**Data provided**
--- BEGIN ---
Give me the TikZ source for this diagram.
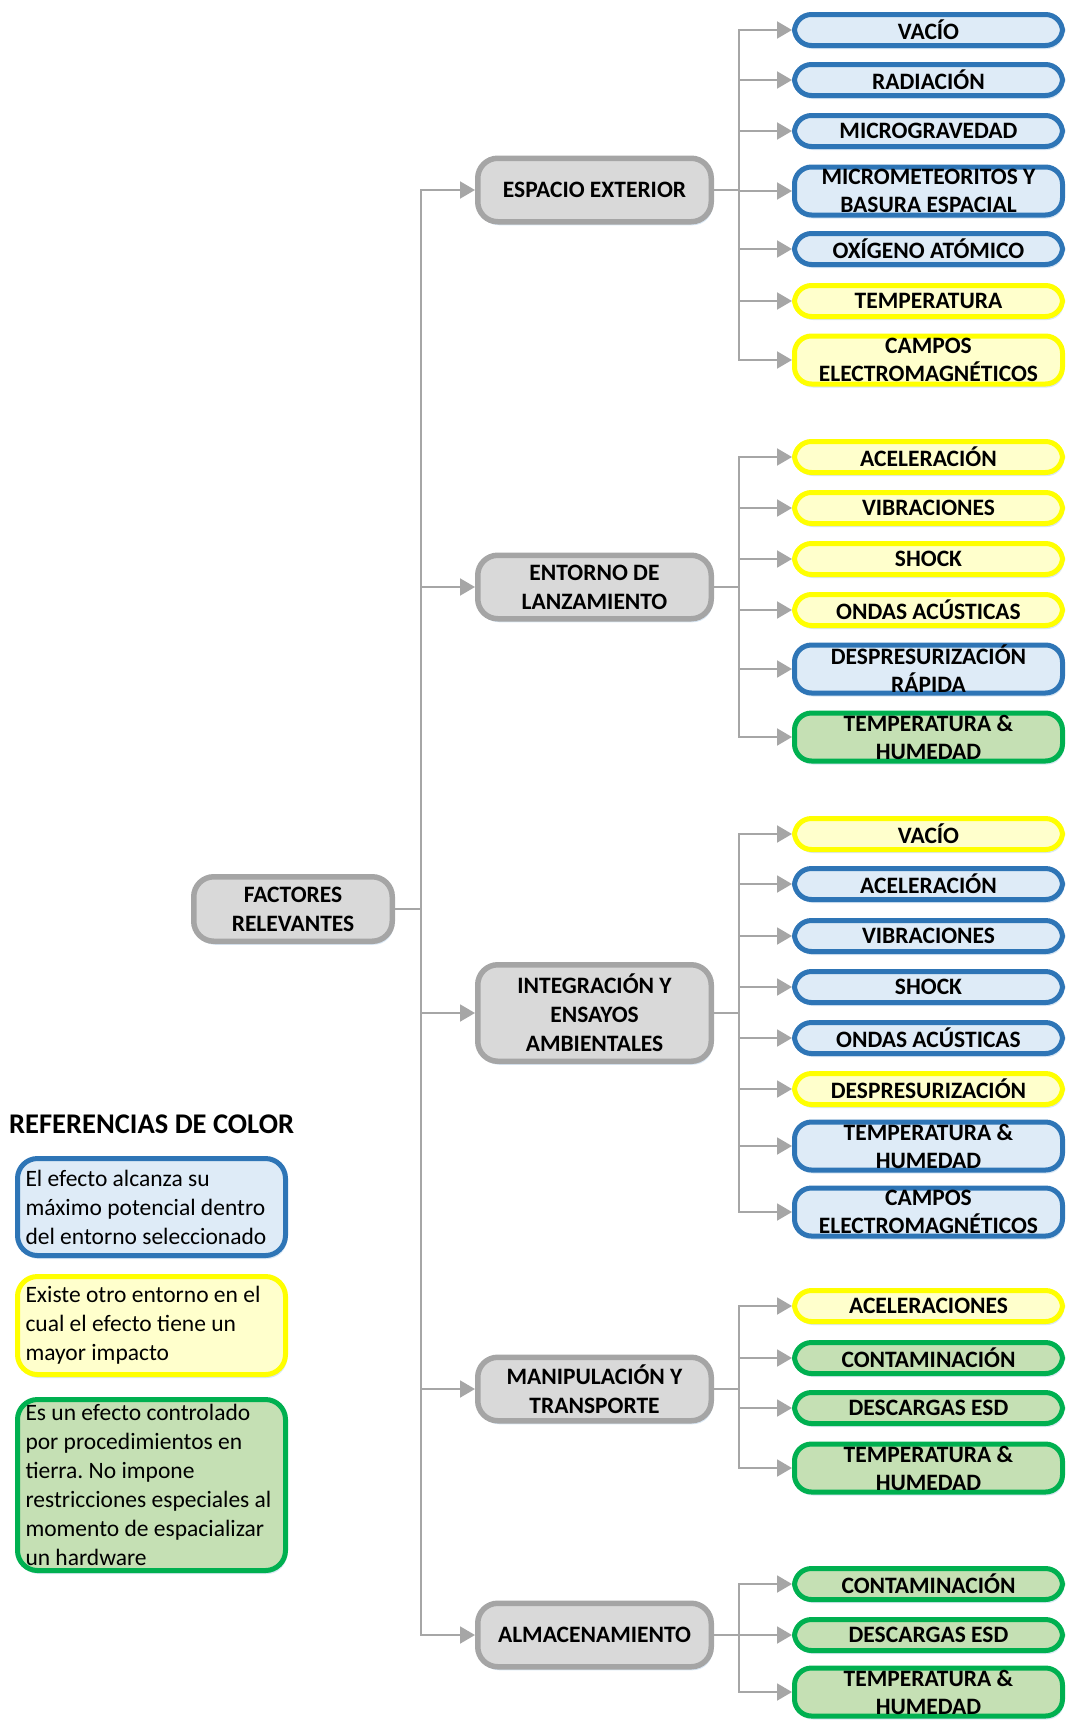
\documentclass[tikz,border=0pt]{standalone}
\usepackage{fontspec}
\setmainfont{Carlito}
\usetikzlibrary{arrows.meta,shadows}
\definecolor{bluebd}{HTML}{2E75B6}
\definecolor{bluefill}{HTML}{DEEBF7}
\definecolor{yelbd}{HTML}{FFFF00}
\definecolor{yelfill}{HTML}{FFFFCC}
\definecolor{grnbd}{HTML}{00B050}
\definecolor{grnfill}{HTML}{C5E0B4}
\definecolor{graybd}{HTML}{A5A5A5}
\definecolor{grayfill}{HTML}{D9D9D9}
\definecolor{connc}{HTML}{A6A6A6}
\definecolor{shadc}{HTML}{C9DDF0}
\newcommand{\boxfont}{\fontsize{23.5}{28}\selectfont\bfseries}
\newcommand{\parfont}{\fontsize{23.5}{29}\selectfont\bfseries}
\newcommand{\legfont}{\fontsize{23.5}{29}\selectfont\frenchspacing}
\tikzset{
  softshadow/.style={drop shadow={shadow xshift=1.5pt, shadow yshift=-3.5pt, fill=shadc, opacity=0.7}},
  childbox/.style={draw, line width=5pt, rounded corners=17pt, minimum width=268pt, minimum height=31pt, inner sep=0pt, align=center, font=\boxfont, softshadow},
  bchild/.style={childbox, draw=bluebd, fill=bluefill},
  ychild/.style={childbox, draw=yelbd, fill=yelfill},
  gchild/.style={childbox, draw=grnbd, fill=grnfill},
  parentbox/.style={draw=graybd, fill=grayfill, line width=5.5pt, rounded corners=20pt, minimum width=233.5pt, minimum height=63.5pt, inner sep=0pt, align=center, font=\parfont, softshadow},
  legbox/.style={line width=5pt, rounded corners=20pt, minimum width=268pt, inner xsep=8pt, inner ysep=0pt, text width=252pt, align=flush left, font=\legfont, softshadow},
  arr/.style={draw=connc, line width=2pt, -{Triangle[length=15pt,width=17pt]}},
  conn/.style={draw=connc, line width=2pt}
}
\begin{document}
\begin{tikzpicture}[x=1pt,y=-1pt]
\useasboundingbox (0,0) rectangle (1070,1722);
\coordinate (mt) at (421,0);
\coordinate (st) at (739,0);
% root
\node[parentbox, minimum width=198.5pt, minimum height=64.5pt] (F) at (293,909) {FACTORES\\RELEVANTES};
% parents
\node[parentbox] (E) at (594.5,190) {ESPACIO EXTERIOR};
\node[parentbox] (L) at (594.5,587) {ENTORNO DE\\LANZAMIENTO};
\node[parentbox, minimum height=96.5pt] (I) at (594.5,1013) {INTEGRACIÓN Y\\ENSAYOS\\AMBIENTALES};
\node[parentbox] (M) at (594.5,1389) {MANIPULACIÓN Y\\TRANSPORTE};
\node[parentbox] (A) at (594.5,1635) {ALMACENAMIENTO};
% espacio exterior children
\node[bchild] (e1) at (928.5,30) {VACÍO};
\node[bchild] (e2) at (928.5,80) {RADIACIÓN};
\node[bchild] (e3) at (928.5,131) {MICROGRAVEDAD};
\node[bchild, minimum height=48pt] (e4) at (928.5,191) {MICROMETEORITOS Y\\BASURA ESPACIAL};
\node[bchild] (e5) at (928.5,249) {OXÍGENO ATÓMICO};
\node[ychild] (e6) at (928.5,301) {TEMPERATURA};
\node[ychild, minimum height=48pt] (e7) at (928.5,360) {CAMPOS\\ELECTROMAGNÉTICOS};
% lanzamiento children
\node[ychild] (l1) at (928.5,457) {ACELERACIÓN};
\node[ychild] (l2) at (928.5,508) {VIBRACIONES};
\node[ychild] (l3) at (928.5,559) {SHOCK};
\node[ychild] (l4) at (928.5,610) {ONDAS ACÚSTICAS};
\node[bchild, minimum height=48pt] (l5) at (928.5,669) {DESPRESURIZACIÓN\\RÁPIDA};
\node[gchild, minimum height=48pt] (l6) at (928.5,737) {TEMPERATURA \&\\HUMEDAD};
% integracion children
\node[ychild] (i1) at (928.5,834) {VACÍO};
\node[bchild] (i2) at (928.5,884) {ACELERACIÓN};
\node[bchild] (i3) at (928.5,936) {VIBRACIONES};
\node[bchild] (i4) at (928.5,987) {SHOCK};
\node[bchild] (i5) at (928.5,1038) {ONDAS ACÚSTICAS};
\node[ychild] (i6) at (928.5,1089) {DESPRESURIZACIÓN};
\node[bchild, minimum height=48pt] (i7) at (928.5,1146) {TEMPERATURA \&\\HUMEDAD};
\node[bchild, minimum height=48pt] (i8) at (928.5,1212) {CAMPOS\\ELECTROMAGNÉTICOS};
% manipulacion children
\node[ychild] (m1) at (928.5,1306) {ACELERACIONES};
\node[gchild] (m2) at (928.5,1358) {CONTAMINACIÓN};
\node[gchild] (m3) at (928.5,1408) {DESCARGAS ESD};
\node[gchild, minimum height=48pt] (m4) at (928.5,1468) {TEMPERATURA \&\\HUMEDAD};
% almacenamiento children
\node[gchild] (a1) at (928.5,1584) {CONTAMINACIÓN};
\node[gchild] (a2) at (928.5,1635) {DESCARGAS ESD};
\node[gchild, minimum height=48pt] (a3) at (928.5,1692) {TEMPERATURA \&\\HUMEDAD};
% main connectors
\foreach \p in {E,L,I,M,A}{
  \draw[arr] (F.east) -- (F.east -| mt) |- (\p.west);
}
% sub connectors
\foreach \c in {e1,e2,e3,e4,e5,e6,e7}{\draw[arr] (E.east) -- (E.east -| st) |- (\c.west);}
\foreach \c in {l1,l2,l3,l4,l5,l6}{\draw[arr] (L.east) -- (L.east -| st) |- (\c.west);}
\foreach \c in {i1,i2,i3,i4,i5,i6,i7,i8}{\draw[arr] (I.east) -- (I.east -| st) |- (\c.west);}
\foreach \c in {m1,m2,m3,m4}{\draw[arr] (M.east) -- (M.east -| st) |- (\c.west);}
\foreach \c in {a1,a2,a3}{\draw[arr] (A.east) -- (A.east -| st) |- (\c.west);}
% legend
\node[anchor=west, inner sep=0pt, font=\fontsize{28.5}{32}\selectfont\bfseries] (lt) at (9,1124) {REFERENCIAS DE COLOR};
\node[legbox, draw=bluebd, fill=bluefill, minimum height=97pt] (lb) at (151.5,1207) {El efecto alcanza su\\máximo potencial dentro\\del entorno seleccionado};
\node[legbox, draw=yelbd, fill=yelfill, minimum height=98pt] (ly) at (151.5,1325.5) {Existe otro entorno en el\\cual el efecto tiene un\\mayor impacto};
\node[legbox, draw=grnbd, fill=grnfill, minimum height=171pt] (lg) at (151.5,1485) {Es un efecto controlado\\por procedimientos en\\tierra. No impone\\restricciones especiales al\\momento de espacializar\\un hardware};
\end{tikzpicture}
\end{document}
--- END ---
Exclude the images and reproduce the remaining data exactly.

Give me the TikZ source for this diagram.
\documentclass[tikz,border=0pt]{standalone}
\usepackage{fontspec}
\setmainfont{Carlito}
\usetikzlibrary{arrows.meta,shadows}
\definecolor{bluebd}{HTML}{2E75B6}
\definecolor{bluefill}{HTML}{DEEBF7}
\definecolor{yelbd}{HTML}{FFFF00}
\definecolor{yelfill}{HTML}{FFFFCC}
\definecolor{grnbd}{HTML}{00B050}
\definecolor{grnfill}{HTML}{C5E0B4}
\definecolor{graybd}{HTML}{A5A5A5}
\definecolor{grayfill}{HTML}{D9D9D9}
\definecolor{connc}{HTML}{A6A6A6}
\definecolor{shadc}{HTML}{C9DDF0}
\newcommand{\boxfont}{\fontsize{23.5}{28}\selectfont\bfseries}
\newcommand{\parfont}{\fontsize{23.5}{29}\selectfont\bfseries}
\newcommand{\legfont}{\fontsize{23.5}{29}\selectfont\frenchspacing}
\tikzset{
  softshadow/.style={drop shadow={shadow xshift=1.5pt, shadow yshift=-3.5pt, fill=shadc, opacity=0.7}},
  childbox/.style={draw, line width=5pt, rounded corners=17pt, minimum width=268pt, minimum height=31pt, inner sep=0pt, align=center, font=\boxfont, softshadow},
  bchild/.style={childbox, draw=bluebd, fill=bluefill},
  ychild/.style={childbox, draw=yelbd, fill=yelfill},
  gchild/.style={childbox, draw=grnbd, fill=grnfill},
  parentbox/.style={draw=graybd, fill=grayfill, line width=5.5pt, rounded corners=20pt, minimum width=233.5pt, minimum height=63.5pt, inner sep=0pt, align=center, font=\parfont, softshadow},
  legbox/.style={line width=5pt, rounded corners=20pt, minimum width=268pt, inner xsep=8pt, inner ysep=0pt, text width=252pt, align=flush left, font=\legfont, softshadow},
  arr/.style={draw=connc, line width=2pt, -{Triangle[length=15pt,width=17pt]}},
  conn/.style={draw=connc, line width=2pt}
}
\begin{document}
\begin{tikzpicture}[x=1pt,y=-1pt]
\useasboundingbox (0,0) rectangle (1070,1722);
\coordinate (mt) at (421,0);
\coordinate (st) at (739,0);
% root
\node[parentbox, minimum width=198.5pt, minimum height=64.5pt] (F) at (293,909) {FACTORES\\RELEVANTES};
% parents
\node[parentbox] (E) at (594.5,190) {ESPACIO EXTERIOR};
\node[parentbox] (L) at (594.5,587) {ENTORNO DE\\LANZAMIENTO};
\node[parentbox, minimum height=96.5pt] (I) at (594.5,1013) {INTEGRACIÓN Y\\ENSAYOS\\AMBIENTALES};
\node[parentbox] (M) at (594.5,1389) {MANIPULACIÓN Y\\TRANSPORTE};
\node[parentbox] (A) at (594.5,1635) {ALMACENAMIENTO};
% espacio exterior children
\node[bchild] (e1) at (928.5,30) {VACÍO};
\node[bchild] (e2) at (928.5,80) {RADIACIÓN};
\node[bchild] (e3) at (928.5,131) {MICROGRAVEDAD};
\node[bchild, minimum height=48pt] (e4) at (928.5,191) {MICROMETEORITOS Y\\BASURA ESPACIAL};
\node[bchild] (e5) at (928.5,249) {OXÍGENO ATÓMICO};
\node[ychild] (e6) at (928.5,301) {TEMPERATURA};
\node[ychild, minimum height=48pt] (e7) at (928.5,360) {CAMPOS\\ELECTROMAGNÉTICOS};
% lanzamiento children
\node[ychild] (l1) at (928.5,457) {ACELERACIÓN};
\node[ychild] (l2) at (928.5,508) {VIBRACIONES};
\node[ychild] (l3) at (928.5,559) {SHOCK};
\node[ychild] (l4) at (928.5,610) {ONDAS ACÚSTICAS};
\node[bchild, minimum height=48pt] (l5) at (928.5,669) {DESPRESURIZACIÓN\\RÁPIDA};
\node[gchild, minimum height=48pt] (l6) at (928.5,737) {TEMPERATURA \&\\HUMEDAD};
% integracion children
\node[ychild] (i1) at (928.5,834) {VACÍO};
\node[bchild] (i2) at (928.5,884) {ACELERACIÓN};
\node[bchild] (i3) at (928.5,936) {VIBRACIONES};
\node[bchild] (i4) at (928.5,987) {SHOCK};
\node[bchild] (i5) at (928.5,1038) {ONDAS ACÚSTICAS};
\node[ychild] (i6) at (928.5,1089) {DESPRESURIZACIÓN};
\node[bchild, minimum height=48pt] (i7) at (928.5,1146) {TEMPERATURA \&\\HUMEDAD};
\node[bchild, minimum height=48pt] (i8) at (928.5,1212) {CAMPOS\\ELECTROMAGNÉTICOS};
% manipulacion children
\node[ychild] (m1) at (928.5,1306) {ACELERACIONES};
\node[gchild] (m2) at (928.5,1358) {CONTAMINACIÓN};
\node[gchild] (m3) at (928.5,1408) {DESCARGAS ESD};
\node[gchild, minimum height=48pt] (m4) at (928.5,1468) {TEMPERATURA \&\\HUMEDAD};
% almacenamiento children
\node[gchild] (a1) at (928.5,1584) {CONTAMINACIÓN};
\node[gchild] (a2) at (928.5,1635) {DESCARGAS ESD};
\node[gchild, minimum height=48pt] (a3) at (928.5,1692) {TEMPERATURA \&\\HUMEDAD};
% main connectors
\foreach \p in {E,L,I,M,A}{
  \draw[arr] (F.east) -- (F.east -| mt) |- (\p.west);
}
% sub connectors
\foreach \c in {e1,e2,e3,e4,e5,e6,e7}{\draw[arr] (E.east) -- (E.east -| st) |- (\c.west);}
\foreach \c in {l1,l2,l3,l4,l5,l6}{\draw[arr] (L.east) -- (L.east -| st) |- (\c.west);}
\foreach \c in {i1,i2,i3,i4,i5,i6,i7,i8}{\draw[arr] (I.east) -- (I.east -| st) |- (\c.west);}
\foreach \c in {m1,m2,m3,m4}{\draw[arr] (M.east) -- (M.east -| st) |- (\c.west);}
\foreach \c in {a1,a2,a3}{\draw[arr] (A.east) -- (A.east -| st) |- (\c.west);}
% legend
\node[anchor=west, inner sep=0pt, font=\fontsize{28.5}{32}\selectfont\bfseries] (lt) at (9,1124) {REFERENCIAS DE COLOR};
\node[legbox, draw=bluebd, fill=bluefill, minimum height=97pt] (lb) at (151.5,1207) {El efecto alcanza su\\máximo potencial dentro\\del entorno seleccionado};
\node[legbox, draw=yelbd, fill=yelfill, minimum height=98pt] (ly) at (151.5,1325.5) {Existe otro entorno en el\\cual el efecto tiene un\\mayor impacto};
\node[legbox, draw=grnbd, fill=grnfill, minimum height=171pt] (lg) at (151.5,1485) {Es un efecto controlado\\por procedimientos en\\tierra. No impone\\restricciones especiales al\\momento de espacializar\\un hardware};
\end{tikzpicture}
\end{document}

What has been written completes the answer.